Il faut donc que ces deux prochaines années (2019 et 2020) soient celles des réformes. Il faudra aussi avoir le souffle long et l’endurance d’un marathonien. La réforme de l’éducation par exemple, mère de toutes les réformes, ne portera ses fruits que dans 10 ans.

 

Des raisons d’y croire

Ceci étant dit, les motifs d’espoir ne manquent pas, heureusement. Tout d’abord, le Roi Mohammed VI semble plus que jamais déterminé à superviser de très près les réformes majeures, comme celle de la formation professionnelle, n’hésitant pas à secouer le gouvernement quand il le faut. De ce dernier, nous sommes en droit d’attendre un peu moins d’autosatisfaction et un peu plus d’humilité, et qu’il mette en sourdine les batailles d’égos entre les pseudos ténors de l’Exécutif.

Du reste, le gouvernement envoie ces derniers temps des signaux rassurants. Certaines administrations (la DGI ou la conservation foncière, pour ne citer que celles-ci) se montrent à la hauteur. Sur les délais de paiement, l’Exécutif a, semble-t-il, pris le taureau par les cornes et affiche sa détermination à régler définitivement ce problème.

De même, il est permis de penser que l’Etat soldera l’intégralité du stock des arriérés de TVA dès cette année, donnant un peu d’oxygène au tissu des entreprises. Ce n’est pas rien.

La volonté de réforme est elle aussi forte, si l’on se fie aux discours du chef de gouvernement. Des réformes cruciales seront lancées cette année. Celle de la Charte de déconcentration, par exemple, publiée au Bulletin officiel fin décembre, et dont la feuille de route est annoncée comme imminente.

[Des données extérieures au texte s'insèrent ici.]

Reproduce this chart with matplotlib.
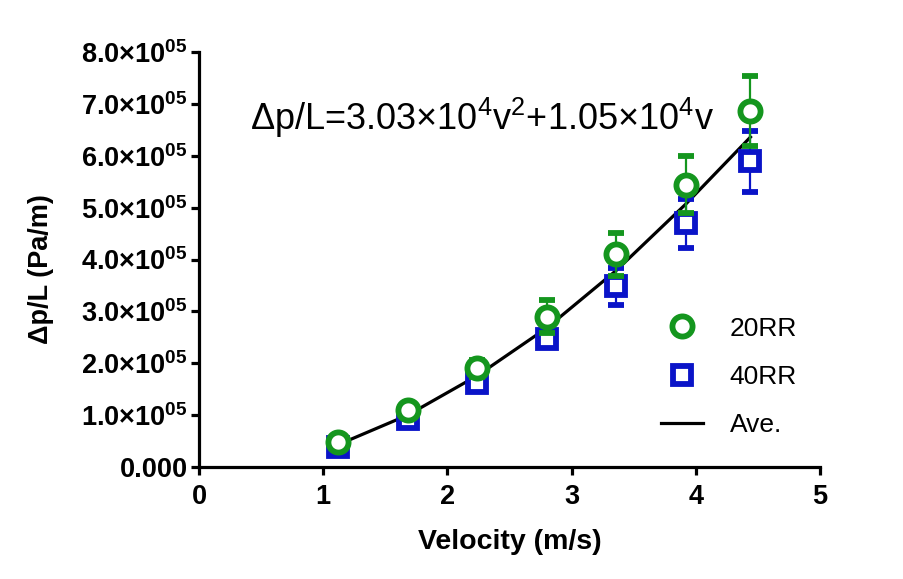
import matplotlib
matplotlib.use("Agg")
import matplotlib.pyplot as plt
from matplotlib.lines import Line2D
from matplotlib.ticker import FuncFormatter, MultipleLocator

plt.rcParams['font.family'] = ['Liberation Sans', 'DejaVu Sans']
plt.rcParams['mathtext.default'] = 'regular'

# Data (pressure drop in units of 1e5 Pa/m)
velocity = [1.12, 1.68, 2.24, 2.80, 3.36, 3.92, 4.44]
rr20 = [0.48, 1.09, 1.90, 2.90, 4.10, 5.44, 6.86]
rr20_err = [0.04, 0.06, 0.17, 0.31, 0.42, 0.55, 0.67]
rr40 = [0.38, 0.92, 1.62, 2.46, 3.48, 4.70, 5.89]
rr40_err = [0.03, 0.05, 0.08, 0.13, 0.35, 0.47, 0.59]
ave = [0.43, 1.00, 1.76, 2.68, 3.79, 5.07, 6.36]
scale = 1e5

green = '#14961e'
blue = '#0a14c8'

fig = plt.figure(figsize=(9.04, 5.79), dpi=100)
ax = fig.add_axes([0.2201, 0.1934, 0.6870, 0.7168])

ax.plot(velocity, [v * scale for v in ave], color='black', lw=2.3, zorder=2)
ax.errorbar(velocity, [v * scale for v in rr40], yerr=[e * scale for e in rr40_err],
            fmt='s', ms=13, mfc='white', mec=blue, mew=4.2, ecolor=blue,
            elinewidth=1.6, capsize=6, capthick=1.6, zorder=3)
ax.errorbar(velocity, [v * scale for v in rr20], yerr=[e * scale for e in rr20_err],
            fmt='o', ms=14.5, mfc='white', mec=green, mew=4.2, ecolor=green,
            elinewidth=1.6, capsize=6, capthick=1.6, zorder=4)

ax.set_xlim(0, 5)
ax.set_ylim(0, 8e5)
ax.xaxis.set_major_locator(MultipleLocator(1))
ax.yaxis.set_major_locator(MultipleLocator(1e5))

def yfmt(v, pos):
    if abs(v) < 1:
        return '0.000'
    return f'{v / 1e5:.1f}\u00d710$^{{05}}$'

ax.yaxis.set_major_formatter(FuncFormatter(yfmt))

for s in ['top', 'right']:
    ax.spines[s].set_visible(False)
for s in ['left', 'bottom']:
    ax.spines[s].set_linewidth(2.3)
ax.tick_params(axis='both', direction='out', length=6, width=2.3, labelsize=19.5)
for lab in ax.get_xticklabels() + ax.get_yticklabels():
    lab.set_fontweight('bold')
ax.tick_params(axis='y', pad=2)
ax.tick_params(axis='x', pad=6)

ax.set_xlabel('Velocity (m/s)', fontsize=20.5, fontweight='bold', labelpad=14)
ax.set_ylabel('\u0394p/L (Pa/m)', fontsize=19.5, fontweight='bold')
ax.yaxis.set_label_coords(-0.234, 0.477)

fig.text(250 / 904, 1 - 118 / 579, '\u0394p/L=3.03\u00d710$^{4}$v$^{2}$+1.05\u00d710$^{4}$v',
         fontsize=26, ha='left', va='center')

handles = [
    Line2D([], [], ls='none', marker='o', ms=14.5, mfc='white', mec=green, mew=4.2),
    Line2D([], [], ls='none', marker='s', ms=13, mfc='white', mec=blue, mew=4.2),
    Line2D([], [], color='black', lw=2.3),
]
labels = ['20RR', '40RR', 'Ave.']
leg = ax.legend(handles, labels,
                loc='upper left', bbox_to_anchor=(661 / 904, 0.453),
                bbox_transform=fig.transFigure, frameon=False, fontsize=19,
                handlelength=1.6, handletextpad=1.0, labelspacing=0.92,
                borderpad=0, borderaxespad=0)

fig.savefig('out.png', dpi=100, facecolor='white')
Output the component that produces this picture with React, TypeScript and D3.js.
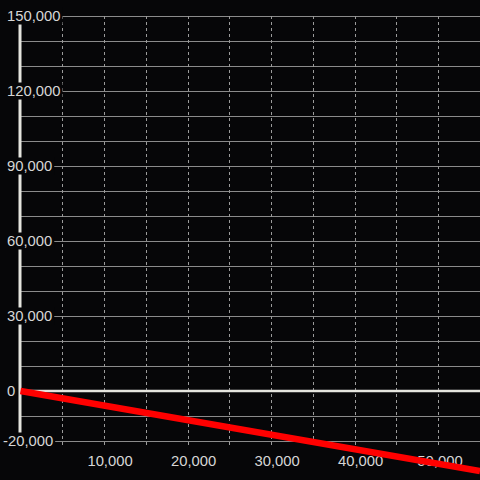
import React from "react";
import * as d3 from "d3";

const yGridValues = [-20000, -10000, 0, 10000, 20000, 30000, 40000, 50000, 60000, 70000, 80000, 90000, 100000, 110000, 120000, 130000, 140000, 150000];
const yLabelValues = [150000, 120000, 90000, 60000, 30000, 0, -20000];
const xGridValues = [5000, 10000, 15000, 20000, 25000, 30000, 35000, 40000, 45000, 50000];
const xLabelValues = [10000, 20000, 30000, 40000, 50000];
const lineX = [0, 55000];
const lineY = [0, -32000];

const W = 480;
const H = 480;
const FS = 14.8;
const fmt = d3.format(",");

function textWidth(s: string) {
  let w = 0;
  for (const c of s) {
    if (c === ",") w += 0.278;
    else if (c === "-") w += 0.333;
    else w += 0.556;
  }
  return w * FS;
}

export default function App() {
  const x = d3.scaleLinear().domain([0, 55000]).range([20.5, 480]);
  const y = d3.scaleLinear().domain([-20000, 150000]).range([441, 16]);
  const pts = lineX.map((v, i) => [v, lineY[i]] as [number, number]);
  const line = d3
    .line<[number, number]>()
    .x((d) => x(d[0]))
    .y((d) => y(d[1]));

  return (
    <svg
      width={W}
      height={H}
      style={{ position: "fixed", left: 0, top: 0, display: "block" }}
      fontFamily="'Liberation Sans', Arial, sans-serif"
    >
      <rect x={0} y={0} width={W} height={H} fill="#060608" />
      {yGridValues.map((v) => (
        <line key={"h" + v} x1={20} x2={W} y1={Math.round(y(v)) + 0.5} y2={Math.round(y(v)) + 0.5} stroke="#8a8a8a" strokeWidth={1} />
      ))}
      {xGridValues.map((v) => (
        <line
          key={"v" + v}
          x1={Math.round(x(v)) + 0.5}
          x2={Math.round(x(v)) + 0.5}
          y1={16}
          y2={447}
          stroke="#9a9a9a"
          strokeWidth={1}
          strokeDasharray="3,3"
        />
      ))}
      <line x1={20} x2={W} y1={y(0)} y2={y(0)} stroke="#e4e4de" strokeWidth={2.5} />
      <line x1={20} x2={20} y1={y(150000)} y2={y(-20000)} stroke="#e4e4de" strokeWidth={3} />
      {yLabelValues.map((v) => {
        const s = fmt(v).replace("−", "-");
        const tx = v < 0 ? 3 : 7;
        const w = textWidth(s);
        return (
          <g key={"yl" + v}>
            <rect x={tx - 2} y={y(v) - 8.5} width={w + 4} height={17} fill="#060608" />
            <text x={tx} y={y(v) + 5.4} fontSize={FS} fill="#d6d6d6">
              {s}
            </text>
          </g>
        );
      })}
      {xLabelValues.map((v) => {
        const s = fmt(v);
        const cx = Math.min(x(v) + 6, 440);
        return (
          <text key={"xl" + v} x={cx} y={466} fontSize={FS} fill="#d6d6d6" textAnchor="middle">
            {s}
          </text>
        );
      })}
      <path d={line(pts) || ""} fill="none" stroke="#ff0000" strokeWidth={6.6} strokeLinecap="butt" />
    </svg>
  );
}
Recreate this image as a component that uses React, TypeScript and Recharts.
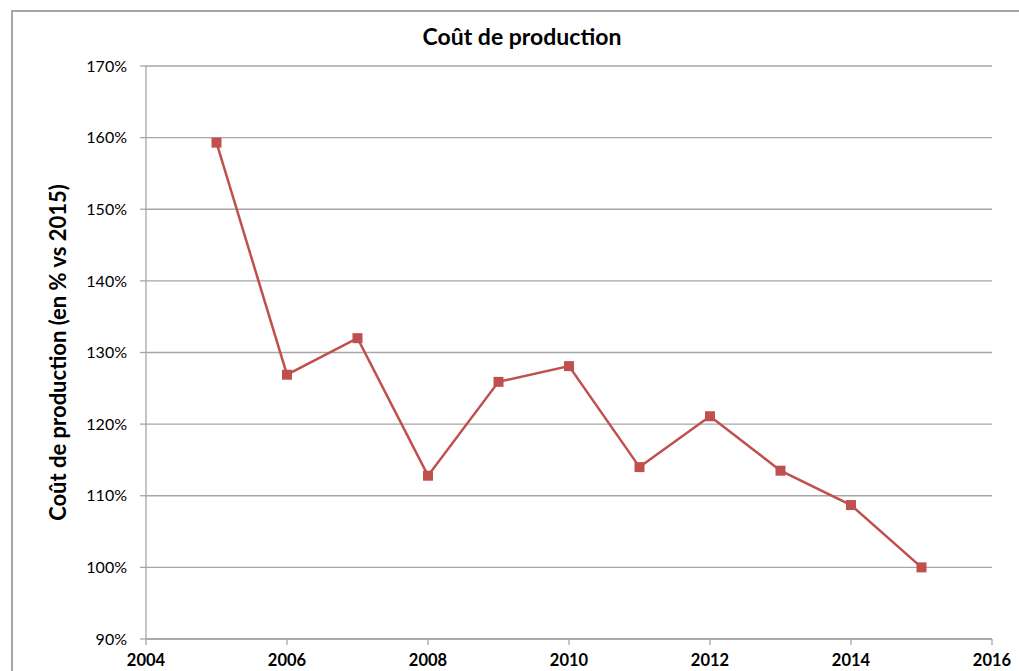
import { LineChart, Line, XAxis, YAxis, CartesianGrid } from 'recharts';

const years = [2005, 2006, 2007, 2008, 2009, 2010, 2011, 2012, 2013, 2014, 2015];
const cost = [159.3, 126.9, 132.0, 112.8, 125.9, 128.1, 114.0, 121.1, 113.5, 108.7, 100.0];
const xTicks = [2004, 2006, 2008, 2010, 2012, 2014, 2016];
const yTicks = [90, 100, 110, 120, 130, 140, 150, 160, 170];

const data = years.map((y, i) => ({ year: y, cost: cost[i] }));

const RED = '#c0504d';
const GRID = '#a6a6a6';
const FONT = 'Lato, "Open Sans", sans-serif';

const Square = (props: any) => {
	const { cx, cy, index } = props;
	if (cx == null || cy == null) return null;
	return <rect key={index} x={cx - 5} y={cy - 5} width={10} height={10} fill={RED} />;
};

export default function App() {
	return (
		<div style={{ position: 'absolute', left: 0, top: 0, width: 1019, height: 671, overflow: 'hidden', background: '#fff', fontFamily: FONT }}>
			{/* cadre du graphique */}
			<div style={{ position: 'absolute', left: 11, top: 10, width: 1100, height: 800, border: '2px solid #a6a6a6', boxSizing: 'border-box' }} />
			<div style={{ position: 'absolute', left: 0, width: 1044, top: 22, textAlign: 'center', fontSize: 23, fontWeight: 'bold', color: '#000' }}>
				Coût de production
			</div>
			<div style={{ position: 'absolute', left: 0, top: 0 }}>
				<LineChart width={1019} height={671} data={data} margin={{ top: 66, right: 27, left: 0, bottom: 0 }}>
					<CartesianGrid vertical={false} stroke={GRID} strokeWidth={1.3} />
					<XAxis
						type="number"
						dataKey="year"
						domain={[2004, 2016]}
						ticks={xTicks}
						height={32}
						stroke={GRID}
						strokeWidth={1.3}
						tickSize={6}
						tickMargin={9}
						tick={{ fill: '#000', fontSize: 16.5, fontWeight: 'bold', fontFamily: FONT }}
					/>
					<YAxis
						type="number"
						domain={[90, 170]}
						ticks={yTicks}
						width={146}
						stroke={GRID}
						strokeWidth={1.3}
						tickSize={6}
						tickMargin={13}
						tickFormatter={(v: number) => `${v}%`}
						tick={{ fill: '#000', fontSize: 16, fontFamily: FONT }}
						label={{
							value: 'Coût de production (en % vs 2015)',
							angle: -90,
							position: 'insideLeft',
							offset: 58,
							style: { textAnchor: 'middle', fontSize: 22, fontWeight: 'bold', fill: '#000', fontFamily: FONT },
						}}
					/>
					<Line
						type="linear"
						dataKey="cost"
						stroke={RED}
						strokeWidth={2.5}
						dot={Square}
						activeDot={false}
						isAnimationActive={false}
					/>
				</LineChart>
			</div>
		</div>
	);
}
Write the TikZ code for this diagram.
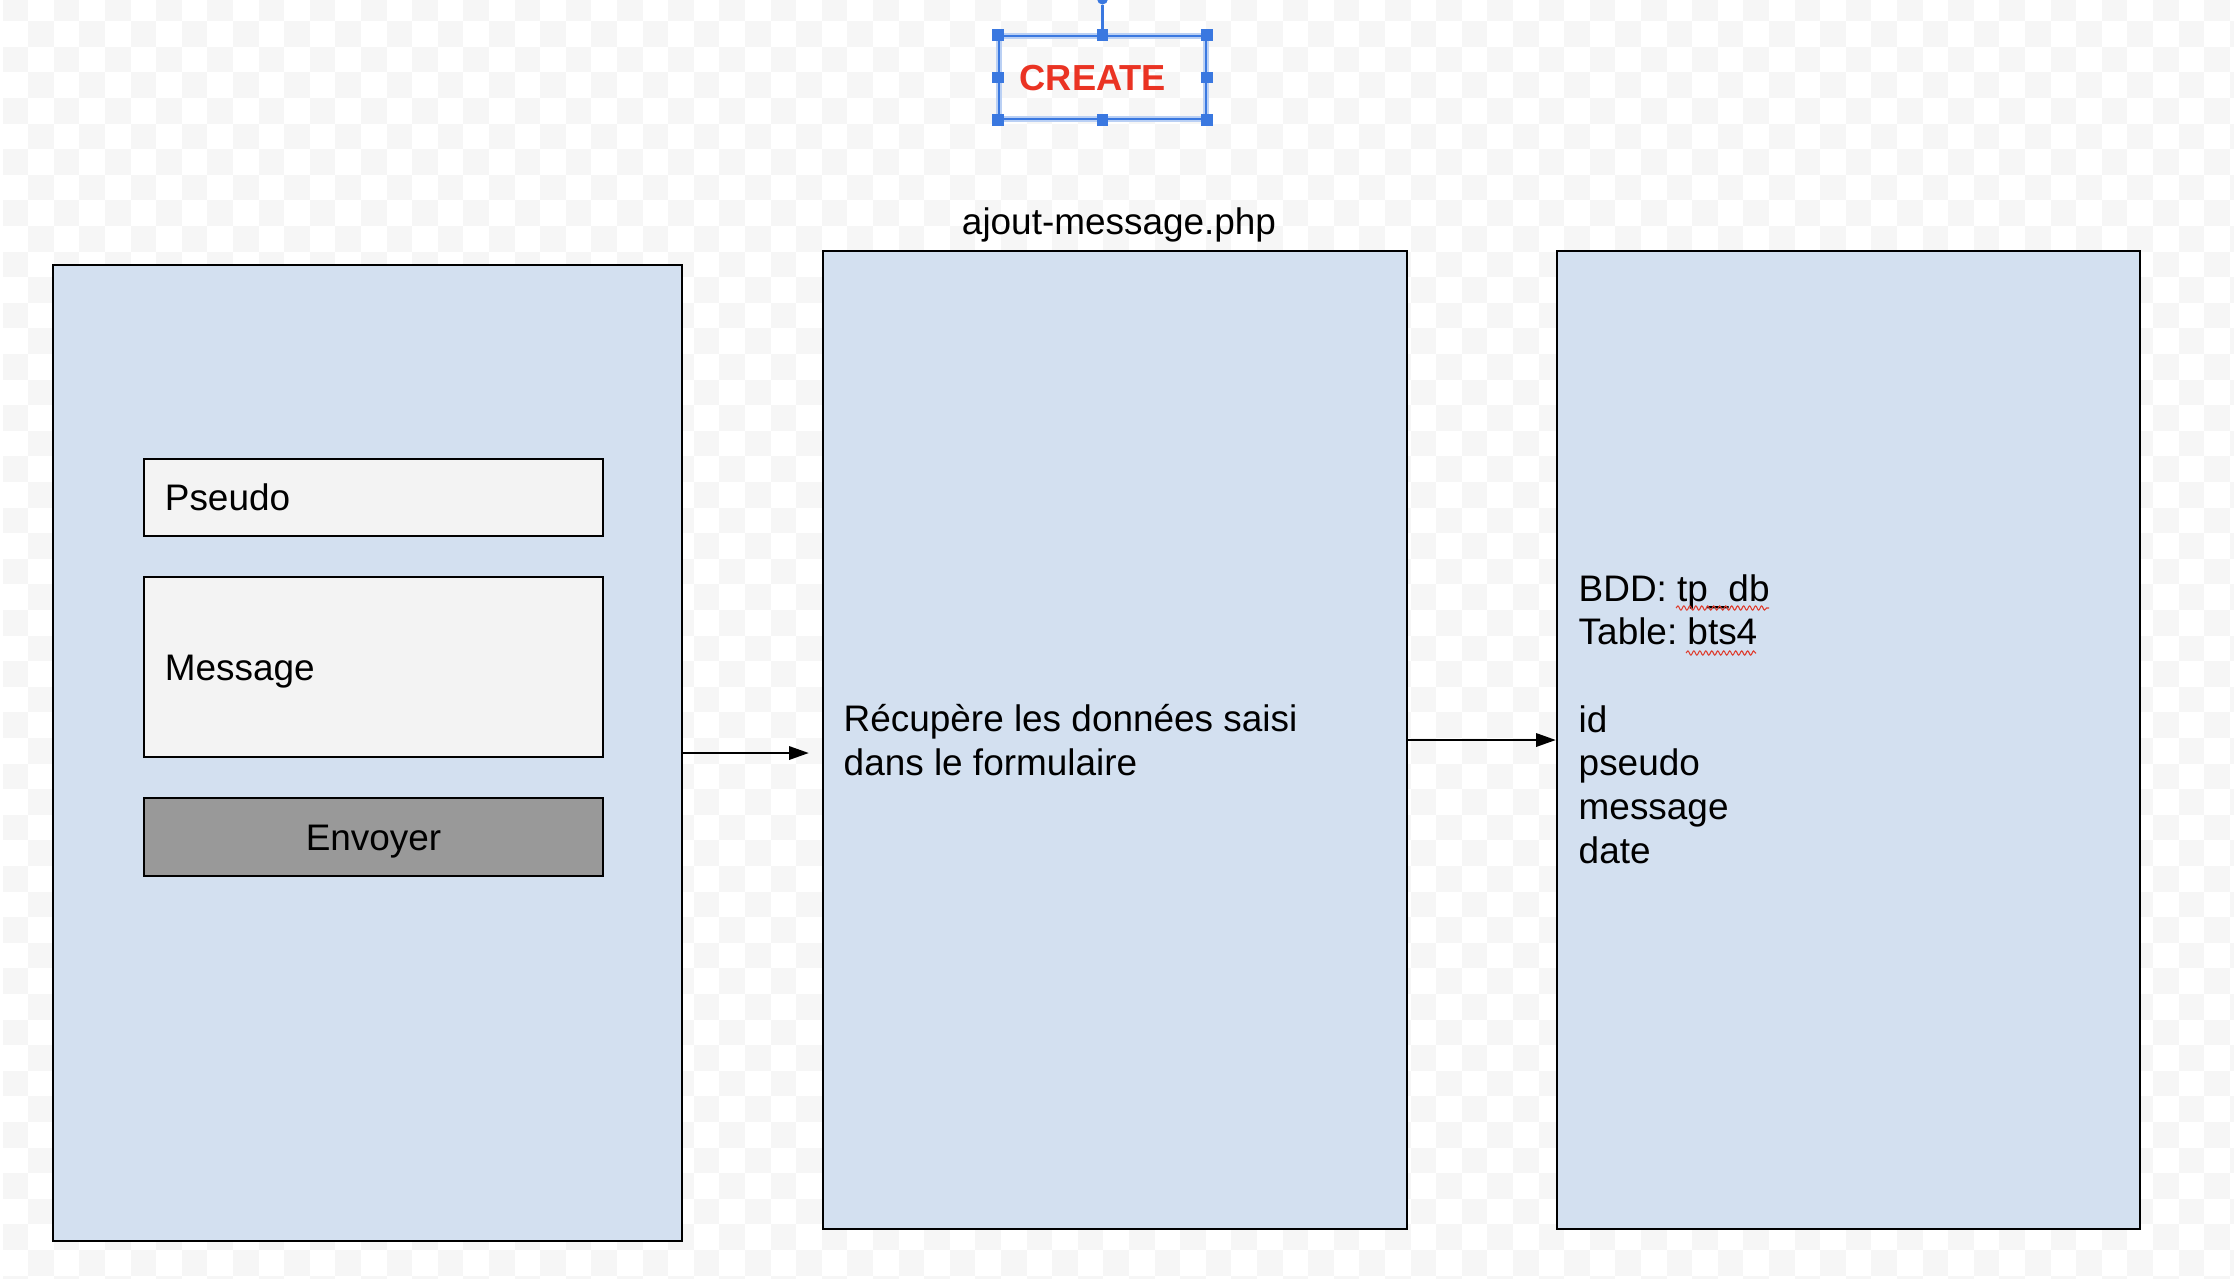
\documentclass[tikz,border=0pt]{standalone}
\usepackage{fontspec}
\setmainfont{Liberation Sans}
\frenchspacing
\usetikzlibrary{arrows.meta,decorations.pathmorphing}
\definecolor{paneblue}{RGB}{211,224,240}
\definecolor{fieldgray}{RGB}{243,243,243}
\definecolor{btngray}{RGB}{153,153,153}
\definecolor{checkgray}{RGB}{246,246,246}
\definecolor{createred}{RGB}{234,51,35}
\definecolor{selblue}{RGB}{58,120,224}
\definecolor{spellred}{RGB}{222,60,45}
\tikzset{
	panel/.style={draw=black, fill=paneblue, line width=0.6pt, inner sep=0pt},
	field/.style={draw=black, fill=fieldgray, line width=0.6pt, minimum height=0.77cm, text width=4.17cm, inner xsep=0.21cm, inner ysep=0pt, align=left, text height=0.75em, text depth=0pt},
	button/.style={draw=black, fill=btngray, line width=0.6pt, minimum width=4.59cm, minimum height=0.78cm, inner sep=0pt, text height=0.75em, text depth=0pt},
	txt/.style={inner sep=0pt, align=left},
	flow/.style={line width=0.6pt, -{Triangle[length=5.6pt,width=3.8pt]}},
	handle/.style={fill=selblue, inner sep=0pt, minimum size=0.115cm},
	spell/.style={draw=spellred, line width=0.3pt, decorate, decoration={snake, amplitude=0.6pt, segment length=1.7pt}}
}

\begin{document}
\begin{tikzpicture}[x=0.01cm, y=-0.01cm, font=\fontsize{10.5}{12.4}\selectfont]
		%%%%% START %%%%%
		
		\useasboundingbox (0,0) rectangle (2234,1278);
		\fill[white] (0,0) rectangle (2234,1278);
		\foreach \j in {-1,...,49}
			\foreach \i in {0,2,...,86}
				\fill[checkgray] ({2.5+25.6*(\i+mod(\j+1,2))},{21.2+25.6*\j}) rectangle ++(25.6,25.6);
		
		% selected CREATE label
		\node[draw=selblue, line width=0.6pt, preaction={draw=selblue!35, line width=1.6pt}, minimum width=2.07cm, minimum height=0.83cm, inner sep=0pt] (sel) at (1102.5,77.5) {};
		\node[font=\fontsize{10.3}{12}\selectfont\bfseries, text=createred, anchor=base west, inner sep=0pt] (create) at (1019,90.7) {CREATE};
		\node[circle, fill=selblue, inner sep=0pt, minimum size=0.11cm] (rot) at (1102.5,-1) {};
		\draw[selblue, line width=0.6pt] (sel.north) -- (rot);
		\foreach \a/\n in {north west/nw, north/n, north east/ne, east/e, south east/se, south/s, south west/sw, west/w}
			\node[handle] (h\n) at (sel.\a) {};
		
		% form
		\node[panel, minimum width=6.29cm, minimum height=9.76cm] (form) at (367.5,753) {};
		\node[field] (pseudo) at (373.5,497.5) {Pseudo};
		\node[field, minimum height=1.8cm] (msg) at (373.5,667) {Message};
		\node[button] (send) at (373.5,837) {Envoyer};
		
		% php page
		\node[txt, anchor=base] (phpname) at (1119,234) {ajout-message.php};
		\node[panel, minimum width=5.84cm, minimum height=9.78cm] (php) at (1115,740) {};
		\node[txt, anchor=base west] (phptxt) at (843,775) {Récupère les données saisi\\dans le formulaire};
		
		% database
		\node[panel, minimum width=5.83cm, minimum height=9.78cm] (db) at (1848.5,740) {};
		\node[txt, anchor=base west] (dbtxt) at (1578,863) {BDD: tp\_db\\Table: bts4\\[12.4pt]id\\pseudo\\message\\date};
		\draw[spell] (1676,608) -- (1769,608);
		\draw[spell] (1686,653) -- (1756,653);
		
		\path (form.east -| php.west) ++(-13,0) coordinate (phpin);
		\draw[flow] (form.east) -- (phpin);
		\draw[flow] (php.east) -- (db.west);
		
		%%%%% END %%%%%
\end{tikzpicture}
\end{document}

D’autres réformes importantes seront lancées en 2019. Il s’agit notamment du projet de loi sur le système d'éducation, de formation et de recherche scientifique. Il s’agit aussi du projet de loi portant sur les Centres régionaux d'investissement (CRI) qui se trouve actuellement au Parlement. Le chef de gouvernement cite aussi le Plan national pour la démocratie et les droits de l'homme, déjà approuvé par le Conseil de gouvernement, ou encore le projet de développement du système de protection sociale.

2019 devrait être aussi l’année de la mise en œuvre du Registre social unique (RSU), un projet stratégique pour l’avenir du pays, puisqu’il permettra une restructuration globale des politiques et des programmes nationaux en matière de protection sociale. Une phase pilote de ce projet sera lancée dans la région de Rabat-Salé-Kénitra dès cette année, avant d’être généralisée à l’ensemble du pays d’ici 2024. Précisons que de la réussite de ce projet, dépendent d’autres réformes, comme celle de la Caisse de compensation. Les subventions accordées à «l’aveuglette» feront place à des aides directes au profit des populations les plus démunies. Espérons que ce projet ne souffre aucun retard.

Un dernier mot sur le patronat. Ce dernier multiplie les initiatives pour libérer le potentiel des entreprises. Le comité tripartite CGEM-GPBM-BAM qui sera réactivé incessamment, doit permettre d’apporter des solutions novatrices au financement des entreprises.

Le patronat est néanmoins appelé à mettre un peu d’ordre dans les délais de paiement du secteur privé (les délais de paiement interentreprises frôlent les 400 milliards de DH). Les grandes entreprises sont tenues de montrer l’exemple en la matière.

Si toutes ces questions cruciales pour l’avenir de notre économie ne sont pas réglées dans les 2 prochaines années, le Maroc perdra encore 10 ans.